Two months later, Coburn Kennedy got sick on Easter Sunday. After he didn’t get better for several days, he was hospitalized, and soon put on a ventilator.
Days later, he died. Locke preached at the memorial service.
Still, the family remains close — even with their political differences
The family is close, though they are politically divided.
Early in the 2016 campaign, Chip Davis said he and his mom posed for a photo, he in a Sen. Bernie Sanders shirt, her in a Donald Trump shirt. At the time, they thought it was funny. But after the election, the divide widened.
“They think me and their mother are stupid, OK?” Raymond said. “Why?

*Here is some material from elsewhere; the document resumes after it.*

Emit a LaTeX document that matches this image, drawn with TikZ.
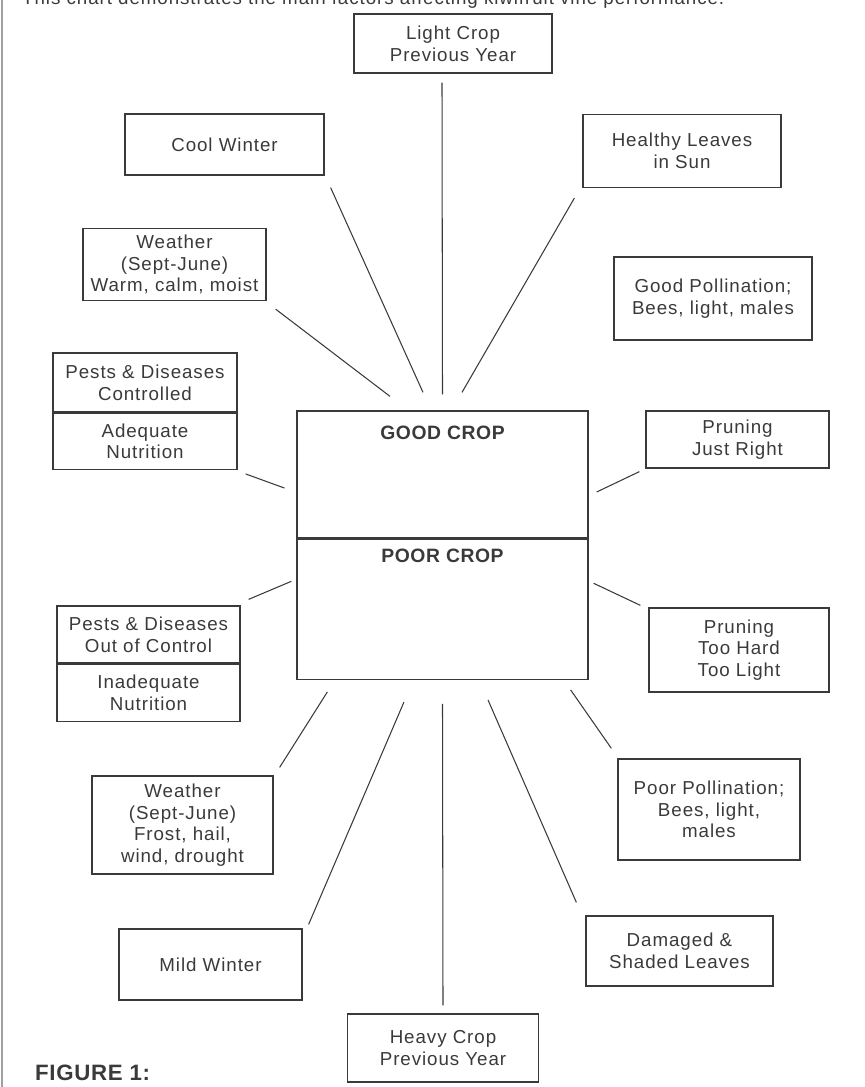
\documentclass[tikz,border=0pt]{standalone}
\usepackage{fontspec}
\setmainfont{Liberation Sans}
\newfontfamily\boxfont{Liberation Sans}[LetterSpace=5]
\newfontfamily\headfont{Liberation Sans}[LetterSpace=3]
\usepackage{xcolor}
\usetikzlibrary{positioning}
\definecolor{inkgrey}{HTML}{3A3A3A}
\definecolor{rulegrey}{HTML}{A0A0A0}

\begin{document}
\begin{tikzpicture}[x=0.03cm, y=-0.03cm,
    factor/.style={draw=inkgrey, line width=1.1pt, rectangle, align=center, inner sep=0pt,
      text=inkgrey, font=\boxfont\fontsize{16}{18.5}\selectfont},
    boxdim/.style 2 args={minimum width=#1*0.03cm, minimum height=#2*0.03cm},
    link/.style={draw=inkgrey, line width=0.9pt},
    croptext/.style={inner sep=0pt, text=inkgrey, font=\headfont\bfseries\fontsize{16.5}{20}\selectfont}]
    \useasboundingbox (0,0) rectangle (864,1087);
    \draw[rulegrey, line width=1.5pt] (2,0) -- (2,1087);
    \node[anchor=base west, inner sep=0pt, text=inkgrey, font=\boxfont\fontsize{16}{18}\selectfont] (intro) at (22,4)
      {This chart demonstrates the main factors affecting kiwifruit vine performance.};

    % good side
    \node[factor, boxdim={198}{59}] (lightprev) at (453,43.5) {Light Crop\\Previous Year};
    \node[factor, boxdim={199}{61}] (cwinter) at (224.5,144.5) {Cool Winter};
    \node[factor, boxdim={198}{73}] (healthy) at (682,151) {Healthy Leaves\\in Sun};
    \node[factor, boxdim={183}{72}] (weatherg) at (174.5,264.5) {Weather\\(Sept-June)\\Warm, calm, moist};
    \node[factor, boxdim={198}{83}] (goodpoll) at (713,298.5) {Good Pollination;\\Bees, light, males};
    \node[factor, boxdim={184}{59}] (pestsok) at (145,382.5) {Pests \& Diseases\\Controlled};
    \node[factor, boxdim={184}{56}, below=0pt of pestsok] (nutrok) {Adequate\\Nutrition};
    \node[factor, boxdim={183}{57}] (pjust) at (737.5,439.5) {Pruning\\Just Right};

    % the crop
    \node[factor, boxdim={291}{127}] (good) at (442.5,474.5) {};
    \node[factor, boxdim={291}{140}, below=0pt of good] (poor) {};
    \node[croptext, below=0.45cm of good.north] (goodlbl) {GOOD CROP};
    \node[croptext, below=0.3cm of poor.north] (poorlbl) {POOR CROP};

    % poor side
    \node[factor, boxdim={183}{57}] (pestsbad) at (148.5,634.5) {Pests \& Diseases\\Out of Control};
    \node[factor, boxdim={183}{57}, below=0pt of pestsbad] (nutbad) {Inadequate\\Nutrition};
    \node[factor, boxdim={180}{84}] (ptoo) at (739,650) {Pruning\\Too Hard\\Too Light};
    \node[factor, boxdim={181}{98}] (weatherp) at (182.5,825) {Weather\\(Sept-June)\\Frost, hail,\\wind, drought};
    \node[factor, boxdim={182}{101}] (poorpoll) at (709,809.5) {Poor Pollination;\\Bees, light,\\males};
    \node[factor, boxdim={183}{71}] (mwinter) at (210.5,964.5) {Mild Winter};
    \node[factor, boxdim={187}{70}] (damaged) at (679.5,951) {Damaged \&\\Shaded Leaves};
    \node[factor, boxdim={191}{68}] (heavyprev) at (443,1048) {Heavy Crop\\Previous Year};

    \node[anchor=base west, inner sep=0pt, text=inkgrey, font=\headfont\bfseries\fontsize{19}{22}\selectfont] (figlbl) at (35,1080) {FIGURE 1:};

    % links into the good crop
    \draw[link] ([shift={(-11,9)}]lightprev.south) -- ([shift={(0,-16)}]good.north);
    \draw[link] ([shift={(6,12)}]cwinter.south east) -- ([shift={(-19.5,-18)}]good.north);
    \draw[link] ([shift={(-8,10)}]healthy.south west) -- ([shift={(19.5,-18)}]good.north);
    \draw[link] ([shift={(9,8)}]weatherg.south east) -- ([shift={(-52.5,-14)}]good.north);
    \draw[link] ([shift={(8,4)}]nutrok.south east) -- ([shift={(-12,13.5)}]good.west);
    \draw[link] ([shift={(-6,3)}]pjust.south west) -- ([shift={(8,17.5)}]good.east);

    % links into the poor crop
    \draw[link] ([shift={(8,-6)}]pestsbad.north east) -- ([shift={(-5,-28)}]poor.west);
    \draw[link] ([shift={(-8,-2)}]ptoo.north west) -- ([shift={(5,-26)}]poor.east);
    \draw[link] ([shift={(6,-8)}]weatherp.north east) -- ([shift={(31,12)}]poor.south west);
    \draw[link] ([shift={(6,-4)}]mwinter.north east) -- ([shift={(-38.5,22)}]poor.south);
    \draw[link] ([shift={(0,-8)}]heavyprev.north) -- ([shift={(0,24)}]poor.south);
    \draw[link] ([shift={(-9,-13)}]damaged.north west) -- ([shift={(45.5,20)}]poor.south);
    \draw[link] ([shift={(-6,-10)}]poorpoll.north west) -- ([shift={(-18,10)}]poor.south east);
\end{tikzpicture}
\end{document}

Because of their views, and they can’t believe we believe the way we do.”
“Of course Chip don’t like him, and Billy didn’t like him,” Arlene Davis, his mom, said of Trump “But I did like him. That’s been a little rift. But it’ll work through. I’m sure it will be OK.”
Chip Davis said he also couldn’t understand what drew his family toward Locke, another polarizing figure.
He said he had encountered Locke’s videos on social media, recalling one that involved a dispute over masks with a Dunkin’ Donuts worker. In it, Locke said he threatened, “If you call me a liar one more time, I’m going to take these work boots, and I’m going to kick your teeth down your throat.”
“It was like watching a wreck,” Chip Davis said. “You don’t want to watch but like, you can’t turn away.”
When his family invited him to go to Global Vision, he refused, which he said created tension between them.
“I was just trying to show my family, like, how can you guys say this is a man of God?”
But on Sunday, after Locke’s service in which he called himself an anti-vaxxer, Chip Davis said his mom called in tears. She hadn’t been able to talk to CNN about her brother on camera, but there were things she wanted us to know.
“I listened to that sermon Sunday, and it sort of hurt me a little bit,” Arlene Davis told CNN.
She said she didn’t want to say harsh words about Locke. But she said she also didn’t know Locke was preaching against the vaccine.
“I think that preachers — my personal opinion — should preach about the Bible,” she said. “It doesn’t matter what the doctor does. It don’t matter what lawyers do. You keep your nose in the word, and keep it there.”
Still, the Kennedy-Davis family remains torn over vaccines.
Arlene Davis said she remains unsure about whether she’ll get the vaccine herself.
William Kennedy, Coburn’s son, said even after his father’s death, he believes that “in the grand scheme of things, it’s (Covid-19) not worth shutting down the whole country over.”